Perhaps the world's foremost academic expert on the subject of Fascism is Roger Griffin, whose academic work has changed the contemporary for understanding of Fascism. To put it briefly, Fascism is the syncretist product of "Right wing feels" and the philosophy of modernity. i.e. modernism/positivism. It's a different version of modernity to that offered by the Left but all the same, it is a rejection of the past. From Griffin's, A Fascist Century.
This is not to be taken as unqualified endorsement of the view that Hitler was a conscious moderniser, which has been argued by some scholars. His basic obsession was not with modernising Germany, but with eradicating the nexus of forces to which he attributed its collapse (Zusammenbruch) and dissolution (Zersetzung). While he admired American technology, he loathed the multi-racial liberalism and materialism it embodied, and strove to turn Germany into the heart of a European empire based on crude racist and Social Darwinist principles for the triumph of the fittest. But while Ian Kershaw is right to criticise Zitelmann's thesis it is still appropriate to see Hitler's vision as an alternative, and (no matter how perverse and unrealisable) a revolutionary version of modernity, rather than the expression of anti-modernity or 'reactionary modernism'. It is a palingenetic utopia (indissociable in retrospect from the horrendous dystopian implications of its actualisation) which reverberates in Hitler's words on the occasions where he privately gave vent to his deepest convictions; 'Those who see in National Socialism nothing more than a political movement know scarcely anything of it. It is even more than a religion: it is the will to create mankind anew'.
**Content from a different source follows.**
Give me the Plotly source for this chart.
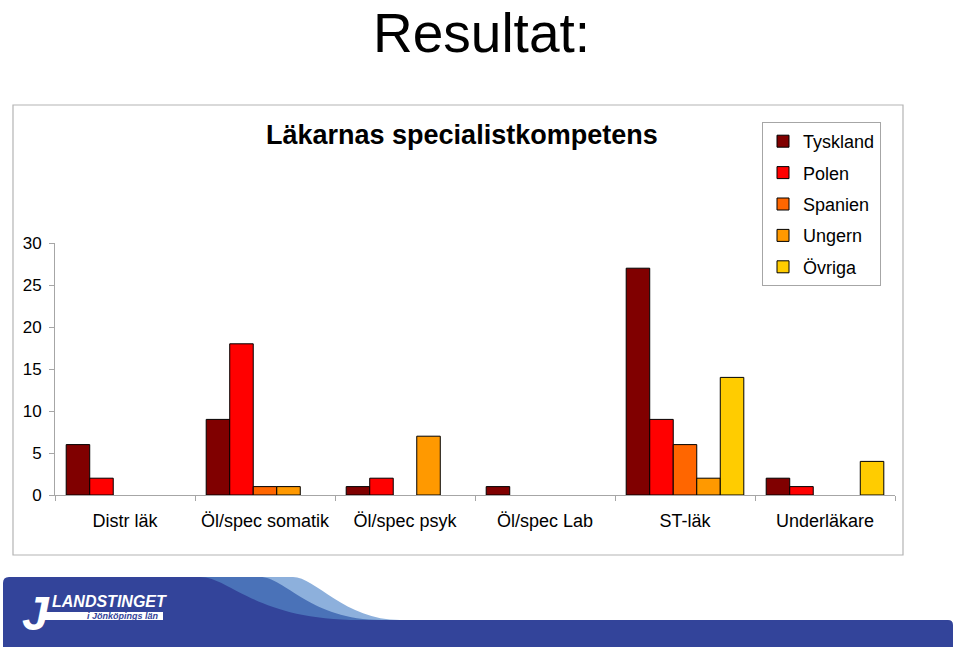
import plotly.graph_objects as go

# ---------------- data ----------------
categories = ["Distr läk", "Öl/spec somatik", "Öl/spec psyk", "Öl/spec Lab", "ST-läk", "Underläkare"]
series_names = ["Tyskland", "Polen", "Spanien", "Ungern", "Övriga"]
tyskland = [6, 9, 1, 1, 27, 2]
polen = [2, 18, 2, None, 9, 1]
spanien = [None, 1, None, None, 6, None]
ungern = [None, 1, 7, None, 2, None]
ovriga = [None, None, None, None, 14, 4]
y_ticks = [0, 5, 10, 15, 20, 25, 30]

series_values = [tyskland, polen, spanien, ungern, ovriga]
colors = ["#800000", "#FF0000", "#FF6600", "#FF9900", "#FFCC00"]

# ---------------- layout geometry ----------------
W, H = 960, 650
ML, MR, MT, MB = 55, 65, 243, 155
PW, PH = W - ML - MR, H - MT - MB


def px(x):
    return (x - ML) / PW


def py(y):
    return (H - MB - y) / PH


def path(cmds):
    out = []
    for c in cmds:
        if isinstance(c, str):
            out.append(c)
        else:
            out.append(f"{px(c[0]):.5f},{py(c[1]):.5f}")
    return " ".join(out)


FONT = "Liberation Sans, Arial, sans-serif"
GRAY = "#A6A6A6"

fig = go.Figure()
for name, vals, col in zip(series_names, series_values, colors):
    fig.add_trace(go.Bar(
        name=name, x=categories, y=vals,
        marker=dict(color=col, line=dict(color="black", width=1)),
        legendgroup=name,
    ))

shapes = []
# chart frame
shapes.append(dict(type="rect", xref="paper", yref="paper",
                   x0=px(13), x1=px(903), y0=py(555), y1=py(105),
                   line=dict(color="#B4B4B4", width=1.2), fillcolor="rgba(0,0,0,0)", layer="below"))

# footer banner
light = path(["M", (100, 577), "L", (293, 577), "C", (315, 577), (345, 620), (400, 620),
              "L", (940, 620), "L", (940, 647), "L", (100, 647), "Z"])
medium = path(["M", (100, 577), "L", (260, 577), "C", (285, 577), (310, 620), (382, 620),
               "L", (940, 620), "L", (940, 647), "L", (100, 647), "Z"])
dark = path(["M", (3, 647), "L", (3, 583), "Q", (3, 577), (9, 577), "L", (200, 577),
             "C", (230, 577), (255, 620), (360, 620), "L", (948, 620), "Q", (953, 620), (953, 625),
             "L", (953, 647), "Z"])
shapes.append(dict(type="path", xref="paper", yref="paper", path=light,
                   fillcolor="#8DB0DC", line=dict(width=0)))
shapes.append(dict(type="path", xref="paper", yref="paper", path=medium,
                   fillcolor="#4A72B8", line=dict(width=0)))
shapes.append(dict(type="path", xref="paper", yref="paper", path=dark,
                   fillcolor="#33449A", line=dict(width=0)))
# white bar of logo
shapes.append(dict(type="rect", xref="paper", yref="paper",
                   x0=px(44), x1=px(163), y0=py(620), y1=py(612),
                   fillcolor="white", line=dict(width=0)))

annotations = [
    dict(text="Resultat:", xref="paper", yref="paper", x=px(481), y=py(0),
         xanchor="center", yanchor="top", showarrow=False,
         font=dict(family=FONT, size=55, color="black")),
    dict(text="<b>Läkarnas specialistkompetens</b>", xref="paper", yref="paper",
         x=px(462), y=py(135), xanchor="center", yanchor="middle", showarrow=False,
         font=dict(family=FONT, size=27, color="black")),
    dict(text="<b><i>J</i></b>", xref="paper", yref="paper", x=px(36), y=py(613),
         xanchor="center", yanchor="middle", showarrow=False,
         font=dict(family=FONT, size=48, color="white")),
    dict(text="<b><i>LANDSTINGET</i></b>", xref="paper", yref="paper", x=px(50), y=py(601),
         xanchor="left", yanchor="middle", showarrow=False,
         font=dict(family="Liberation Sans Narrow, Arial Narrow, sans-serif", size=16, color="white")),
    dict(text="<b><i>i Jönköpings län</i></b>", xref="paper", yref="paper", x=px(161), y=py(616),
         xanchor="right", yanchor="middle", showarrow=False,
         font=dict(family=FONT, size=9, color="#33449A")),
]

fig.update_layout(
    width=W, height=H,
    margin=dict(l=ML, r=MR, t=MT, b=MB, autoexpand=False),
    paper_bgcolor="white", plot_bgcolor="white",
    barmode="group", bargap=0.16, bargroupgap=0,
    font=dict(family=FONT, color="black"),
    showlegend=True,
    legend=dict(x=px(881), y=py(122), xanchor="right", yanchor="top",
                bordercolor=GRAY, borderwidth=1, bgcolor="white",
                font=dict(family=FONT, size=18, color="black"),
                tracegroupgap=5, traceorder="grouped", itemwidth=30),
    shapes=shapes,
    annotations=annotations,
)
fig.update_xaxes(
    type="category", showline=True, linecolor=GRAY, linewidth=1,
    ticks="outside", tickson="boundaries", ticklen=5, tickcolor=GRAY,
    showgrid=False, zeroline=False, ticklabelstandoff=9,
    tickfont=dict(family=FONT, size=18, color="black"),
)
fig.update_yaxes(
    range=[0, 30], tickvals=y_ticks, ticktext=[str(v) for v in y_ticks],
    showline=True, linecolor=GRAY, linewidth=1,
    ticks="outside", ticklen=5, tickcolor=GRAY,
    showgrid=False, zeroline=False, ticklabelstandoff=4,
    tickfont=dict(family=FONT, size=17, color="black"),
)

fig.write_html("out.html")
Hitler's project for the renewal of European civilisation - its transformation into a genuine Kultur - under German hegemony involved a wholesale rejection of many aspects of the modern (indeed when he used the term it was with negative connotations). However, not only was this project entirely reliant for its realisation on all aspects of modernisation able to be co-ordinated with Hitler's larger palingenetic aim, but the aim itself was inconceivable without such quintessentially modern forces as massification, social engineering, bureaucratisation, rationalisation, the technologisation of warfare, Social Darwinism, nationalism, racism, and charismatic power. Furthermore, its focus was the quintessentially modern form of power assumed by the nation-state. ...............At the root of the Holocaust was the state-led drive for a fully designed, fully controlled social world, of a society lovingly tended and ruthlessly pruned by the 'gardening state'. So far the forces of pluralism at work in modern society have conspired to prevent such biopolitical projects from being carried out on a grand scale. But when this countervailing moment is overridden by authoritarianism there is little to stop wholesale social engineering and the terror state this creates: the electoral victory of Nazism in 1933 ensured that its totalitarian scheme of utopian society could be implemented to a terrifying degree.
To study Nazism is, on one level, to study the awesome potential of modernisation to create ephemeral and abortive (but to their victims terrifyingly real and definitive) symbioses between the traditional and the modern, to produce a form of modernity deliberately attempting to crush the Enlightenment humanist tradition. To grasp this fact destroys any comforting equation between modernity and humanism, modernity and civilisation, modernity and progress, modernity and the good. There is a famous line at the end of Brecht The Resistible Rise of Arturo Ui, namely 'The womb that gave birth to Nazism is fertile still."
Griffin's proposition, is that while Fascism and Socialism are superficially distinct entities at a deeper level they're simply different variants of Modernism, both variants being profoundly anti-traditional. Any "Right wing" which aims to be a restorative force in history cannot ally itself with a movement which plans to undermine it.